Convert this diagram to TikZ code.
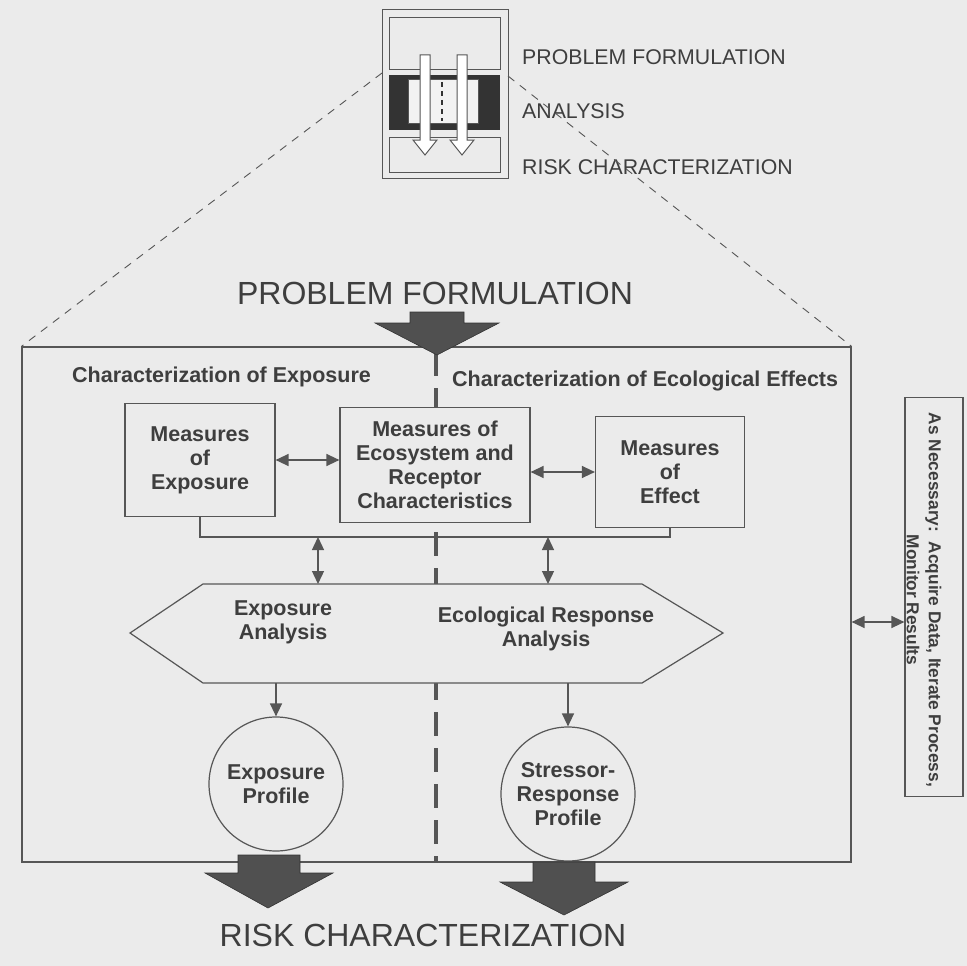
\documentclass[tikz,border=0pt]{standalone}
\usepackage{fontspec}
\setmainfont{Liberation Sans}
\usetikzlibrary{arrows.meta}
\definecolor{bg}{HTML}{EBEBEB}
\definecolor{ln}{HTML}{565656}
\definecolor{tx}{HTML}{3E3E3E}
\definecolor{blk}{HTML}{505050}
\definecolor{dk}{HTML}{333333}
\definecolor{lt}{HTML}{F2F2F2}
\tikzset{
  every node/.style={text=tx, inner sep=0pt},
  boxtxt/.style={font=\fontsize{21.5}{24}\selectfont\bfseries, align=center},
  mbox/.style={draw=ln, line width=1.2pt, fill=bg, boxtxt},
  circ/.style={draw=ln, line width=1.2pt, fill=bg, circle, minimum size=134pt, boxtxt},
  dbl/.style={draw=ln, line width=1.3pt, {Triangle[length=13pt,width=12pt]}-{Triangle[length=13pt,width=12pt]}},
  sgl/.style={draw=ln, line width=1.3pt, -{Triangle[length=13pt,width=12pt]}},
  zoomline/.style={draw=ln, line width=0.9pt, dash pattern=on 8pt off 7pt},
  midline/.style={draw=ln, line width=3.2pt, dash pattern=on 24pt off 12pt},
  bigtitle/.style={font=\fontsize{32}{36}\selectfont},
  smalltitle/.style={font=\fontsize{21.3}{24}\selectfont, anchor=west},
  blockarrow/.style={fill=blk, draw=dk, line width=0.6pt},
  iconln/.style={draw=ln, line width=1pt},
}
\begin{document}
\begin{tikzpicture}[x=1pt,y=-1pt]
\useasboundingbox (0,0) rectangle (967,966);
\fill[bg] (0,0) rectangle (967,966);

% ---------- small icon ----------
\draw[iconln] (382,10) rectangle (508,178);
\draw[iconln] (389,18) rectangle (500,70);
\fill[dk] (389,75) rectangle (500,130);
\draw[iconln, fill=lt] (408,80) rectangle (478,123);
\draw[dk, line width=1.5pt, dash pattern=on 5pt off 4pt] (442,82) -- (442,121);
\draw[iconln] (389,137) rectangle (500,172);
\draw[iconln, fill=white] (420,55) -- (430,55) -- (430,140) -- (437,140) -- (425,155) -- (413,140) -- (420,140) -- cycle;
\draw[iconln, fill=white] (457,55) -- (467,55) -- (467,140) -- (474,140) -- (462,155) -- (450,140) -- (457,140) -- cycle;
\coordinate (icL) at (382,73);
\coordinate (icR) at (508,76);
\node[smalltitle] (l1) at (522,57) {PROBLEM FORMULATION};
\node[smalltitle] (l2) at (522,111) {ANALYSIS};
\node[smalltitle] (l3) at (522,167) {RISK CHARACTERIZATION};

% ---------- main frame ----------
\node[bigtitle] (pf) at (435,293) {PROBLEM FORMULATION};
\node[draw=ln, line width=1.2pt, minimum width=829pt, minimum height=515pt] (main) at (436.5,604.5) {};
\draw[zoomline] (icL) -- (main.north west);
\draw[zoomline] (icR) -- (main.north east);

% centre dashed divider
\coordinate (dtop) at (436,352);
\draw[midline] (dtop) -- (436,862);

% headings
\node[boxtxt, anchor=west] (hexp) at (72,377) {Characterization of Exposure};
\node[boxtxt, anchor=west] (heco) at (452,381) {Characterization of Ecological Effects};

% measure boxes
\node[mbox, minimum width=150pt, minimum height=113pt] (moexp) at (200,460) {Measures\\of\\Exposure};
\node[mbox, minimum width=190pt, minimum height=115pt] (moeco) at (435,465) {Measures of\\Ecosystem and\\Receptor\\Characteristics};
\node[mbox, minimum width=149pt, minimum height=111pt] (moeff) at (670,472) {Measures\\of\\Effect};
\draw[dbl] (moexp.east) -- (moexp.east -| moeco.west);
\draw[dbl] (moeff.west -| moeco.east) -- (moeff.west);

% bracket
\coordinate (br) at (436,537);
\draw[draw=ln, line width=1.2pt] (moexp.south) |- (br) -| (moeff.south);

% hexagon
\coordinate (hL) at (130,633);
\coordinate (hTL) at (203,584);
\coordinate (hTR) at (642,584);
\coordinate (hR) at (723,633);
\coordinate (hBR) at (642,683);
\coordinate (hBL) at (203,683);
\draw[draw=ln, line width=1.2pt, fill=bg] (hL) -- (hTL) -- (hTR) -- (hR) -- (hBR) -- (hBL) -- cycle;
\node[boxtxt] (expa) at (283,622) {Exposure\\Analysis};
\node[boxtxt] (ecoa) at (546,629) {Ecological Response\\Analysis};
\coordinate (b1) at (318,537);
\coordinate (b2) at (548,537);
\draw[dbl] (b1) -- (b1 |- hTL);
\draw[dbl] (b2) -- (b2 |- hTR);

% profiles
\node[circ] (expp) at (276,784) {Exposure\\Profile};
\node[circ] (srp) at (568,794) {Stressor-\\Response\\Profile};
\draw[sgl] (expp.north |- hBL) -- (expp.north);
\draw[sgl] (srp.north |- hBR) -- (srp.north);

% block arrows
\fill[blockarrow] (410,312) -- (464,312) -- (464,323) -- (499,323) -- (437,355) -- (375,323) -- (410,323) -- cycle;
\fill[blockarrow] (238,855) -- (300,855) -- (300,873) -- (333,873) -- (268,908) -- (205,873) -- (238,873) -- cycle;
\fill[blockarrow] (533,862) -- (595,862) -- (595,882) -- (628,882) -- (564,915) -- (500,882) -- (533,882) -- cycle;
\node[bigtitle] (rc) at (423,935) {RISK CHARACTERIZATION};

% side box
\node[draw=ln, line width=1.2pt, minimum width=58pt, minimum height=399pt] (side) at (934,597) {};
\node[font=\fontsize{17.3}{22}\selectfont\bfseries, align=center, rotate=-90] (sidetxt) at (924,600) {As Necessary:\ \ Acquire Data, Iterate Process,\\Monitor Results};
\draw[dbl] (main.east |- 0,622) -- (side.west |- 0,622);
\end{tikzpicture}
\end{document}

# Exercise aim:
Go through the data above and transcribe it in full, omitting any image.

# Answer to the problem:
Convert this diagram to TikZ code.
\documentclass[tikz,border=0pt]{standalone}
\usepackage{fontspec}
\setmainfont{Liberation Sans}
\usetikzlibrary{arrows.meta}
\definecolor{bg}{HTML}{EBEBEB}
\definecolor{ln}{HTML}{565656}
\definecolor{tx}{HTML}{3E3E3E}
\definecolor{blk}{HTML}{505050}
\definecolor{dk}{HTML}{333333}
\definecolor{lt}{HTML}{F2F2F2}
\tikzset{
  every node/.style={text=tx, inner sep=0pt},
  boxtxt/.style={font=\fontsize{21.5}{24}\selectfont\bfseries, align=center},
  mbox/.style={draw=ln, line width=1.2pt, fill=bg, boxtxt},
  circ/.style={draw=ln, line width=1.2pt, fill=bg, circle, minimum size=134pt, boxtxt},
  dbl/.style={draw=ln, line width=1.3pt, {Triangle[length=13pt,width=12pt]}-{Triangle[length=13pt,width=12pt]}},
  sgl/.style={draw=ln, line width=1.3pt, -{Triangle[length=13pt,width=12pt]}},
  zoomline/.style={draw=ln, line width=0.9pt, dash pattern=on 8pt off 7pt},
  midline/.style={draw=ln, line width=3.2pt, dash pattern=on 24pt off 12pt},
  bigtitle/.style={font=\fontsize{32}{36}\selectfont},
  smalltitle/.style={font=\fontsize{21.3}{24}\selectfont, anchor=west},
  blockarrow/.style={fill=blk, draw=dk, line width=0.6pt},
  iconln/.style={draw=ln, line width=1pt},
}
\begin{document}
\begin{tikzpicture}[x=1pt,y=-1pt]
\useasboundingbox (0,0) rectangle (967,966);
\fill[bg] (0,0) rectangle (967,966);

% ---------- small icon ----------
\draw[iconln] (382,10) rectangle (508,178);
\draw[iconln] (389,18) rectangle (500,70);
\fill[dk] (389,75) rectangle (500,130);
\draw[iconln, fill=lt] (408,80) rectangle (478,123);
\draw[dk, line width=1.5pt, dash pattern=on 5pt off 4pt] (442,82) -- (442,121);
\draw[iconln] (389,137) rectangle (500,172);
\draw[iconln, fill=white] (420,55) -- (430,55) -- (430,140) -- (437,140) -- (425,155) -- (413,140) -- (420,140) -- cycle;
\draw[iconln, fill=white] (457,55) -- (467,55) -- (467,140) -- (474,140) -- (462,155) -- (450,140) -- (457,140) -- cycle;
\coordinate (icL) at (382,73);
\coordinate (icR) at (508,76);
\node[smalltitle] (l1) at (522,57) {PROBLEM FORMULATION};
\node[smalltitle] (l2) at (522,111) {ANALYSIS};
\node[smalltitle] (l3) at (522,167) {RISK CHARACTERIZATION};

% ---------- main frame ----------
\node[bigtitle] (pf) at (435,293) {PROBLEM FORMULATION};
\node[draw=ln, line width=1.2pt, minimum width=829pt, minimum height=515pt] (main) at (436.5,604.5) {};
\draw[zoomline] (icL) -- (main.north west);
\draw[zoomline] (icR) -- (main.north east);

% centre dashed divider
\coordinate (dtop) at (436,352);
\draw[midline] (dtop) -- (436,862);

% headings
\node[boxtxt, anchor=west] (hexp) at (72,377) {Characterization of Exposure};
\node[boxtxt, anchor=west] (heco) at (452,381) {Characterization of Ecological Effects};

% measure boxes
\node[mbox, minimum width=150pt, minimum height=113pt] (moexp) at (200,460) {Measures\\of\\Exposure};
\node[mbox, minimum width=190pt, minimum height=115pt] (moeco) at (435,465) {Measures of\\Ecosystem and\\Receptor\\Characteristics};
\node[mbox, minimum width=149pt, minimum height=111pt] (moeff) at (670,472) {Measures\\of\\Effect};
\draw[dbl] (moexp.east) -- (moexp.east -| moeco.west);
\draw[dbl] (moeff.west -| moeco.east) -- (moeff.west);

% bracket
\coordinate (br) at (436,537);
\draw[draw=ln, line width=1.2pt] (moexp.south) |- (br) -| (moeff.south);

% hexagon
\coordinate (hL) at (130,633);
\coordinate (hTL) at (203,584);
\coordinate (hTR) at (642,584);
\coordinate (hR) at (723,633);
\coordinate (hBR) at (642,683);
\coordinate (hBL) at (203,683);
\draw[draw=ln, line width=1.2pt, fill=bg] (hL) -- (hTL) -- (hTR) -- (hR) -- (hBR) -- (hBL) -- cycle;
\node[boxtxt] (expa) at (283,622) {Exposure\\Analysis};
\node[boxtxt] (ecoa) at (546,629) {Ecological Response\\Analysis};
\coordinate (b1) at (318,537);
\coordinate (b2) at (548,537);
\draw[dbl] (b1) -- (b1 |- hTL);
\draw[dbl] (b2) -- (b2 |- hTR);

% profiles
\node[circ] (expp) at (276,784) {Exposure\\Profile};
\node[circ] (srp) at (568,794) {Stressor-\\Response\\Profile};
\draw[sgl] (expp.north |- hBL) -- (expp.north);
\draw[sgl] (srp.north |- hBR) -- (srp.north);

% block arrows
\fill[blockarrow] (410,312) -- (464,312) -- (464,323) -- (499,323) -- (437,355) -- (375,323) -- (410,323) -- cycle;
\fill[blockarrow] (238,855) -- (300,855) -- (300,873) -- (333,873) -- (268,908) -- (205,873) -- (238,873) -- cycle;
\fill[blockarrow] (533,862) -- (595,862) -- (595,882) -- (628,882) -- (564,915) -- (500,882) -- (533,882) -- cycle;
\node[bigtitle] (rc) at (423,935) {RISK CHARACTERIZATION};

% side box
\node[draw=ln, line width=1.2pt, minimum width=58pt, minimum height=399pt] (side) at (934,597) {};
\node[font=\fontsize{17.3}{22}\selectfont\bfseries, align=center, rotate=-90] (sidetxt) at (924,600) {As Necessary:\ \ Acquire Data, Iterate Process,\\Monitor Results};
\draw[dbl] (main.east |- 0,622) -- (side.west |- 0,622);
\end{tikzpicture}
\end{document}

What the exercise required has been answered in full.